** Begin Collected data **

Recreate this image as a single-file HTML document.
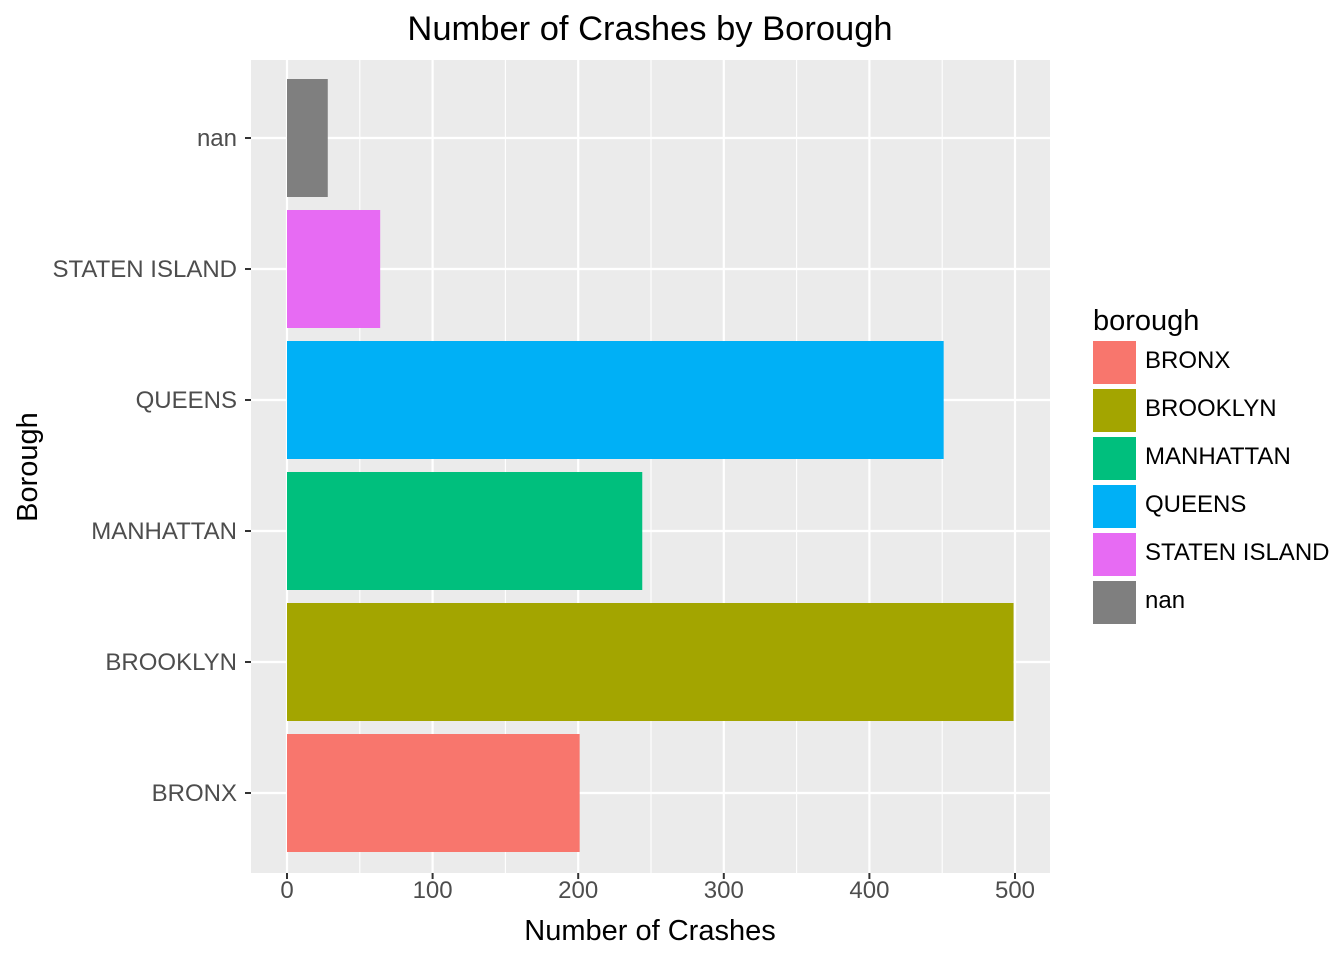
<!DOCTYPE html>
<html><head><meta charset="utf-8"><style>
body{margin:0;background:#fff;}
svg{display:block;font-family:"Liberation Sans",Arial,sans-serif;}
</style></head><body>
<svg id="chart" width="1344" height="960" xmlns="http://www.w3.org/2000/svg">
<text x="650" y="40" font-size="34.5" text-anchor="middle" fill="#000">Number of Crashes by Borough</text>
<rect x="251" y="60" width="799" height="813" fill="#ebebeb"/>
<g id="grid"></g><g id="bars"></g><g id="yaxis"></g><g id="xaxis"></g>
<text x="650" y="940" font-size="29" text-anchor="middle" fill="#000">Number of Crashes</text>
<text transform="translate(37,467) rotate(-90)" font-size="29" text-anchor="middle" fill="#000">Borough</text>
<g id="legend"><text x="1093" y="330" font-size="29" fill="#000">borough</text></g>
</svg>
<script>
const categories=["BRONX","BROOKLYN","MANHATTAN","QUEENS","STATEN ISLAND","nan"];
const values=[201,499,244,451,64,28];
const colors=["#F8766D","#A3A500","#00BF7D","#00B0F6","#E76BF3","#7F7F7F"];
const xTicks=[0,100,200,300,400,500];
const ns="http://www.w3.org/2000/svg";
const px0=251,px1=1050,py0=60,py1=873;
const x0=287,xScale=(1015-287)/500;
const X=v=>x0+v*xScale;
const band=131;
const Y=i=>793-i*band;
function mk(t,a,p){const e=document.createElementNS(ns,t);for(const k in a)e.setAttribute(k,a[k]);document.getElementById(p).appendChild(e);return e;}
for(let t=0;t<=550;t+=50){const x=X(t);if(x<px0||x>px1)continue;
const l=mk('line',{x1:x,x2:x,y1:py0,y2:py1,stroke:'#fff','stroke-width':t%100===0?2.2:1.1},'grid');

}
categories.forEach((c,i)=>{const l=mk('line',{x1:px0,x2:px1,y1:Y(i),y2:Y(i),stroke:'#fff','stroke-width':2.2},'grid');

});
categories.forEach((c,i)=>{
const r=mk('rect',{x:X(0),y:Y(i)-59,width:X(values[i])-X(0),height:118,fill:colors[i]},'bars');


const tk=mk('line',{x1:245,x2:251,y1:Y(i),y2:Y(i),stroke:'#333','stroke-width':2},'yaxis');


const t=mk('text',{x:237,y:Y(i)+8,'font-size':24,'text-anchor':'end',fill:'#4d4d4d'},'yaxis');t.textContent=c;


const ky=341+i*48;
const k=mk('rect',{x:1093,y:ky,width:43,height:43,fill:colors[i]},'legend');


const lt=mk('text',{x:1145,y:ky+27,'font-size':24,fill:'#000'},'legend');lt.textContent=c;


});
xTicks.forEach(v=>{const x=X(v);
const tk=mk('line',{x1:x,x2:x,y1:py1,y2:py1+6,stroke:'#333','stroke-width':2},'xaxis');


const t=mk('text',{x:x,y:898,'font-size':24,'text-anchor':'middle',fill:'#4d4d4d'},'xaxis');t.textContent=v;

});
</script>
</body></html>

** End Collected data **

Problem statement: Write the lines above out again exactly, without any of their pictures.

Final result:
Recreate this image as a single-file HTML document.
<!DOCTYPE html>
<html><head><meta charset="utf-8"><style>
body{margin:0;background:#fff;}
svg{display:block;font-family:"Liberation Sans",Arial,sans-serif;}
</style></head><body>
<svg id="chart" width="1344" height="960" xmlns="http://www.w3.org/2000/svg">
<text x="650" y="40" font-size="34.5" text-anchor="middle" fill="#000">Number of Crashes by Borough</text>
<rect x="251" y="60" width="799" height="813" fill="#ebebeb"/>
<g id="grid"></g><g id="bars"></g><g id="yaxis"></g><g id="xaxis"></g>
<text x="650" y="940" font-size="29" text-anchor="middle" fill="#000">Number of Crashes</text>
<text transform="translate(37,467) rotate(-90)" font-size="29" text-anchor="middle" fill="#000">Borough</text>
<g id="legend"><text x="1093" y="330" font-size="29" fill="#000">borough</text></g>
</svg>
<script>
const categories=["BRONX","BROOKLYN","MANHATTAN","QUEENS","STATEN ISLAND","nan"];
const values=[201,499,244,451,64,28];
const colors=["#F8766D","#A3A500","#00BF7D","#00B0F6","#E76BF3","#7F7F7F"];
const xTicks=[0,100,200,300,400,500];
const ns="http://www.w3.org/2000/svg";
const px0=251,px1=1050,py0=60,py1=873;
const x0=287,xScale=(1015-287)/500;
const X=v=>x0+v*xScale;
const band=131;
const Y=i=>793-i*band;
function mk(t,a,p){const e=document.createElementNS(ns,t);for(const k in a)e.setAttribute(k,a[k]);document.getElementById(p).appendChild(e);return e;}
for(let t=0;t<=550;t+=50){const x=X(t);if(x<px0||x>px1)continue;
const l=mk('line',{x1:x,x2:x,y1:py0,y2:py1,stroke:'#fff','stroke-width':t%100===0?2.2:1.1},'grid');

}
categories.forEach((c,i)=>{const l=mk('line',{x1:px0,x2:px1,y1:Y(i),y2:Y(i),stroke:'#fff','stroke-width':2.2},'grid');

});
categories.forEach((c,i)=>{
const r=mk('rect',{x:X(0),y:Y(i)-59,width:X(values[i])-X(0),height:118,fill:colors[i]},'bars');


const tk=mk('line',{x1:245,x2:251,y1:Y(i),y2:Y(i),stroke:'#333','stroke-width':2},'yaxis');


const t=mk('text',{x:237,y:Y(i)+8,'font-size':24,'text-anchor':'end',fill:'#4d4d4d'},'yaxis');t.textContent=c;


const ky=341+i*48;
const k=mk('rect',{x:1093,y:ky,width:43,height:43,fill:colors[i]},'legend');


const lt=mk('text',{x:1145,y:ky+27,'font-size':24,fill:'#000'},'legend');lt.textContent=c;


});
xTicks.forEach(v=>{const x=X(v);
const tk=mk('line',{x1:x,x2:x,y1:py1,y2:py1+6,stroke:'#333','stroke-width':2},'xaxis');


const t=mk('text',{x:x,y:898,'font-size':24,'text-anchor':'middle',fill:'#4d4d4d'},'xaxis');t.textContent=v;

});
</script>
</body></html>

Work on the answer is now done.